Lost Hot Rods: Remarkable Stories of How They Were Found
by Pat Ganahl
Add to the quote below the fact that every time a hot rod got sold the subsequent owner would further personalize the vehicle and that no one back then ever thought rods would become collectable or be considered “important” and you see the predicament “hot rod archeologists” like Pat Ganahl (he coined the word, back in the antediluvian mist of 1995) face when looking for “historic” or “original” rods.
“Rodding, back then, was a trend-driven exercise in a trendy time. After you built a rod or custom in the prevailing style, if you kept it for any length of time, you’d have to keep updating it to remain cool at the local drive-in or annual car show.”
Ganahl himself considers this book “decades in the making” and the readers of his columns in various magazines (Hot Rod, Rod & Custom, Street Rodder, The Rodder’s Journal) will recall the many snippets over the years of “vintage tin” that had gone to ground, dropped out of sight, been forgotten. Now, at last, the stories of some of those very cars—hot rods, early customs, and drag racers, often well known in their day—have come together here in a proper book full of detail and background. They are joined by other cars he considers worth knowing about not because they were famous, pedigreed magazine cover cars but because they have been removed from the public eye for decades, being squirreled away in private collections or in the backs of shops after long ago abandoned restoration attempts.
Ganahl came of age in the California of the 1950s and never forgot his first hod rod sighting, long before he could even drive. Already then, merely as a pastime, he made it a point to know who drove what and to track the comings and goings of interesting cars. This predilection, coupled with the contacts he made over the ensuing decades as a hot rod insider came in handy when it came to time to gather material for this book (his tenth). Networking is in fact the key piece of advice he has for people who want to find vintage hot rods today. That, and having a hot rod and using it—“It’s like trolling with bait!”
The book is full of such practical tips because it, unlike the vast majority of “Lost/Found”-types of books, focuses on the actual searching and finding. Ganahl does believe that, while the truly historic cars are by and large accounted for, there are still lots of worthy cars to be found—but, surprise here, less in barns than in city garages!

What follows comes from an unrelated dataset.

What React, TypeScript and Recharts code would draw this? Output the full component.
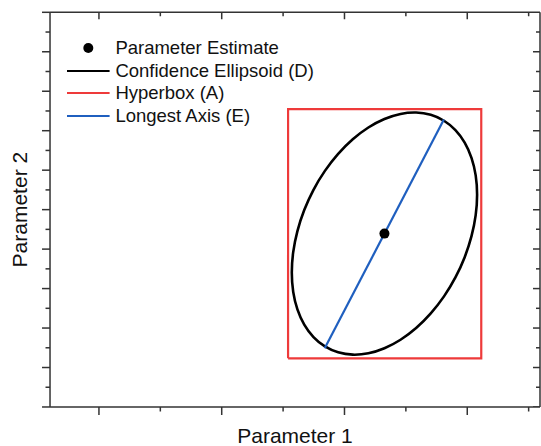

In his easygoing, conversational writing style, the examples he describes here cover the whole spectrum, from boxes of unlabeled but hopefully related parts to still-complete specimens that only needed sympathetic recommissioning. Period photos of the cars accompany photos of the cars in their current state. Having to rely on other people’s photos, Ganahl (who is quite the photographer himself) is refreshingly unperturbed by their uneven quality, which he himself describes as “from very good to edgy at best.” Sounds worse than it is—most are just fine. Besides, even a crummy 30-year-old snapshot is better than nothing in a book whose whole point is to illustrate the then/now lifecycle.
The Table of Contents is extraordinarily detailed (and makes an Index unnecessary), the 100+ cars being grouped into “themes.” An early chapter looks at the methods, such as they are, of six car hunters. A closing chapter details noteworthy cars that—for now—remain lost and whose trail has gone cold. If you know your hot rods and customs you will surely recognize quite a few of the names here; if you are new to all of this you will find much to discover, and to appreciate.